Comment êtes-vous passée du conseil à l’entrepreneuriat ?
Il y a quelques années, j’ai créé ma propre société de conseil spécialisée dans les problématiques africaines. Je constate qu’il y a plein de talents, mais par faute de structures et d’accompagnement, ils ne s’épanouissent pas. Nous avons plein de jeunes talents, mais le talent ne suffit pas. Ainsi je me suis demandé ce que je pouvais faire concrètement pour les aider. Et c’est de ce questionnement que Living the African Dream est né.
Quelle est la force de ces jeunes entrepreneurs ?
Les jeunes sont vraiment le levier de l’économie africaine. On sent que les choses bougent et si l’on se focalise sur les jeunes, c’est pour plusieurs raisons. Les jeunes sont idéalistes. Ils se permettent de rêver en grand. Cependant,de manière très factuelle, les jeunes sont très touchés par le chômage en Afrique. Dans certains pays, le taux de chômage atteint plus de 60%. Le chômage est aussi la cause indirecte de nombreux problèmes en Afrique, notamment d’insécurité. Quand les États laissent en marge de la société leur jeunesse, ils les poussent à se retrouver dans des situations malhonnêtes. La priorité est de les aider à avancer. L’entrepreneuriat est une des solutions. L’autre solution est l’emploi, qui, nous l’espérons, se développera grâce à nos réseaux de jeunes entrepreneurs.
Quelles sont les trois grandes difficultés de l’entrepreneuriat en Afrique ?
La première entrave interne est le manque de culture entrepreneuriale. En Afrique, lorsqu’on est jeune, on peut avoir des idées, mais on ne s’autorise pas à les réaliser. Le processus d’un entrepreneur n’est pas aisé. On essaye, on réessaye et à la fin ça fonctionne. En Afrique, nous avons peur de l’échec ou de la moquerie de l’entourage, et cela paralyse les gens. Tous les entrepreneurs essuient des échecs, c’est la base ! Deuxièmement, il y a un manque de structures. Comment faire après avoir eu une idée ? Il n’y a rien pour nous informer, et la masse de travail devient donc irréalisable, car il n’y a pas de structures d’accompagnement. Troisièmement, le climat des affaires, l’entrepreneuriat ne donnent pas envie. Sur le terrain, monter une entreprise reste assez compliqué. C’est pourquoi beaucoup le font de manière informelle. Ce qui est dommage pour l’État et les entrepreneurs.
À propos du rôle de l’État, que pensez-vous de sa position dans les pays où vous opérez ?

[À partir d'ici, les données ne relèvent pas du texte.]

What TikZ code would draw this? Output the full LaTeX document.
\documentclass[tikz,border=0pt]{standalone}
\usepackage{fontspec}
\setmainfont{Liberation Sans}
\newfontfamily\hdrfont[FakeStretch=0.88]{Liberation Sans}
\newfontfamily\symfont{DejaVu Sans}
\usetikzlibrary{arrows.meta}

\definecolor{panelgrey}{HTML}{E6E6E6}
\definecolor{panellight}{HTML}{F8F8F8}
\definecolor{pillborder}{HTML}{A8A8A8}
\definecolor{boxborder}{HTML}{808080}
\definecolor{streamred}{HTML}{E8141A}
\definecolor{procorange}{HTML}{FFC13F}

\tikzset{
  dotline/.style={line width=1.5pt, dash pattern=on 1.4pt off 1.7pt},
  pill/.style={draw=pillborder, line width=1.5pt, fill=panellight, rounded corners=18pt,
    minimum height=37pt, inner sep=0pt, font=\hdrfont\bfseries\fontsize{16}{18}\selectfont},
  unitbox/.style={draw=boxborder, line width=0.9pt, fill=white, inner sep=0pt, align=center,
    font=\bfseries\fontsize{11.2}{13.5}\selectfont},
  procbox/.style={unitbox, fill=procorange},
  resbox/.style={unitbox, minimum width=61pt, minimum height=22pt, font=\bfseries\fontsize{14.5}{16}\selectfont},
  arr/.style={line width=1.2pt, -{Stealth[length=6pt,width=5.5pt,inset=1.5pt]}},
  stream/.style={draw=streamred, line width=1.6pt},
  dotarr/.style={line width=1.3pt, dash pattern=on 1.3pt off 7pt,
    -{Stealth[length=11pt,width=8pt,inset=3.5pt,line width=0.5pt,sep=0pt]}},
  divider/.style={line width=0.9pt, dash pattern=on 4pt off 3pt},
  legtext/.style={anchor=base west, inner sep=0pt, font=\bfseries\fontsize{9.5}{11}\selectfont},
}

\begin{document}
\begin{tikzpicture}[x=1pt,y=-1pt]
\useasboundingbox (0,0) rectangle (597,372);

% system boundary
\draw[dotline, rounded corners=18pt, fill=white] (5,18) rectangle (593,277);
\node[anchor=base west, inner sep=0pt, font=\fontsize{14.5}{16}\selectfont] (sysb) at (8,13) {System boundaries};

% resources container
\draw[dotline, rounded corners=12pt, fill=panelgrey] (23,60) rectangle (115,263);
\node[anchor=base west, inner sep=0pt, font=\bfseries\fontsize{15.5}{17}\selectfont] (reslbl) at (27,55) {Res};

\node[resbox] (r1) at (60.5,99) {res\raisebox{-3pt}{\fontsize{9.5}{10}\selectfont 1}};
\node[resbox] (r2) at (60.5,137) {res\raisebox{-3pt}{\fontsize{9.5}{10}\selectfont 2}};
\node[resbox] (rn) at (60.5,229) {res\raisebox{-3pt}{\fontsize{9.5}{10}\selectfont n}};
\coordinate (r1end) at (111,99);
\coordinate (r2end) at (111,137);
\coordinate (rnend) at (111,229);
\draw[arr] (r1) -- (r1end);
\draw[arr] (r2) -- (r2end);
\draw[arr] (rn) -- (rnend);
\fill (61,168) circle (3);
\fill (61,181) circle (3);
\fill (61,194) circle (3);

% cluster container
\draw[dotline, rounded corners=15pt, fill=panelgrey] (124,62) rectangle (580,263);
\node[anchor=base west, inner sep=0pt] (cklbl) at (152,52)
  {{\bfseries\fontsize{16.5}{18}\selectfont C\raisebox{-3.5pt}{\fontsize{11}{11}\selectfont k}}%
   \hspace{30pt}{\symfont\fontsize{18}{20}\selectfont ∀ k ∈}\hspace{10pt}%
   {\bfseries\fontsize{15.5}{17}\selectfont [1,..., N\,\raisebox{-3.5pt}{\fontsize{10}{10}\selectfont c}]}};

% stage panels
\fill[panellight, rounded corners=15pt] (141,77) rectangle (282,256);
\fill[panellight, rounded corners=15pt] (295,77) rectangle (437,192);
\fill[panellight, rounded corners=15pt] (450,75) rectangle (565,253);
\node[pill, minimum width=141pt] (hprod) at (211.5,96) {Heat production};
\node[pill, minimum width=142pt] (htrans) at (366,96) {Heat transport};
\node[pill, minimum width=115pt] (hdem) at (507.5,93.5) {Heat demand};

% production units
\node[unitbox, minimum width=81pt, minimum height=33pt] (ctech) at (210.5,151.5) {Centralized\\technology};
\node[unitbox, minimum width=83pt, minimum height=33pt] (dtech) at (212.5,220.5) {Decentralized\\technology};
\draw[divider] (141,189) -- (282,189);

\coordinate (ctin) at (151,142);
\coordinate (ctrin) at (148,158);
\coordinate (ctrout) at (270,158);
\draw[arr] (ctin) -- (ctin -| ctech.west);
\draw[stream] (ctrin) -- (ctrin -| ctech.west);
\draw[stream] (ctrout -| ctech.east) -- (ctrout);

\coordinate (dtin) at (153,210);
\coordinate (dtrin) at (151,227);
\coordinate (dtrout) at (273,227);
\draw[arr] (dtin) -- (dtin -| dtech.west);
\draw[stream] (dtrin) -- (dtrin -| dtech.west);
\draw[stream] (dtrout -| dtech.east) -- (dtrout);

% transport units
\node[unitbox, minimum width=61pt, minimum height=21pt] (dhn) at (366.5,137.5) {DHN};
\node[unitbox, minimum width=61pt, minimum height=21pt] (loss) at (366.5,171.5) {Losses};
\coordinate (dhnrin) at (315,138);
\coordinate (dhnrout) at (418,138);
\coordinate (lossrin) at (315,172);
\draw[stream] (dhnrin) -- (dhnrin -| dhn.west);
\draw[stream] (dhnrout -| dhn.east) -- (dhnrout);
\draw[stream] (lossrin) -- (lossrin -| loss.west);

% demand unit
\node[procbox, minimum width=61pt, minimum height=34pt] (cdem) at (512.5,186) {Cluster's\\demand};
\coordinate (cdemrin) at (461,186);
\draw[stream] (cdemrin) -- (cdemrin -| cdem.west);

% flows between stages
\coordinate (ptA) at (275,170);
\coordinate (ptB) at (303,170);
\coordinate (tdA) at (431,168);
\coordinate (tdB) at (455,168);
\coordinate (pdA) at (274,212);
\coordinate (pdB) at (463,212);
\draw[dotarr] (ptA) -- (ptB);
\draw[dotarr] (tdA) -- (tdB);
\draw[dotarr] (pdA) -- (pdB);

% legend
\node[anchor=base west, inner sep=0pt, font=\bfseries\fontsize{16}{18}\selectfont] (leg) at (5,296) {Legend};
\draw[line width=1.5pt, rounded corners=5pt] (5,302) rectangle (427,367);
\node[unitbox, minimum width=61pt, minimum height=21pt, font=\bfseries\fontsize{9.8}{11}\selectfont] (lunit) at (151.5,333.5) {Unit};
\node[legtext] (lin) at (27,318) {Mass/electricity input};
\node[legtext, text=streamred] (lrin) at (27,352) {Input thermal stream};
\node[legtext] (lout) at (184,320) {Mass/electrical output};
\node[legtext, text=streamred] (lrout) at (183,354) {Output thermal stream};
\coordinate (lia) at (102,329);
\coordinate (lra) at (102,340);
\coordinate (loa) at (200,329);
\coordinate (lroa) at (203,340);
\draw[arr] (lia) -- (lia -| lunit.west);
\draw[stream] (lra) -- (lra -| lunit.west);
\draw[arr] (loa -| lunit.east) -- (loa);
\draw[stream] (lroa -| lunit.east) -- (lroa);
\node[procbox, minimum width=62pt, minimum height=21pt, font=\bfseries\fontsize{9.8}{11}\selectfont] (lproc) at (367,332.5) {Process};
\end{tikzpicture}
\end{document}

Nous sommes obligés de nous appuyer sur l’État, car nous avons de grands projets. D’ailleurs, l’État, à lui tout seul, ne peut pas tout faire. En revanche, il peut créer les conditions parfaites pour rendre le pays attractif et créer les bases nécessaires en donnant de l’impulsion à l’entrepreneuriat. Souvent, nous voulons taper sur l’État. Prenons l’exemple de la corruption, un véritable fléau qui devrait être géré par l’État. Ainsi, je pense qu’il y a un véritable déblayage de fond à faire pour laisser les entreprises faire leur travail et leur installation.
Vous vivez en France, pensez-vous vous installer en Afrique ?
Je suis née au Tchad, et je suis très connectée à mon pays. Je sors du système éducatif français avec une manière de travailler très occidentale. Et c’est d’ailleurs pour cela que j’ai décidé de créer cette société, car j’ai la possibilité de comprendre les problématiques du continent. À terme, j’aimerais m’installer sur le continent. Ce serait l’idéal. Je suis panafricaine, je me sens à la maison partout, et j’en serai ravie ! En attendant, j’ai trouvé un bon équilibre, car je passe autant de temps que je le souhaite sur le continent. En ce moment, nous observons avec plaisir un changement profond : un retour impressionnant de la diaspora dans le pays d’origine. Comme dans l’exemple du Rwanda, des jeunes formés dans les meilleures universités reviennent au pays avec des compétences et des expériences de fond. Tous ces signes nous permettent de constater un changement structurel positif de l’Afrique.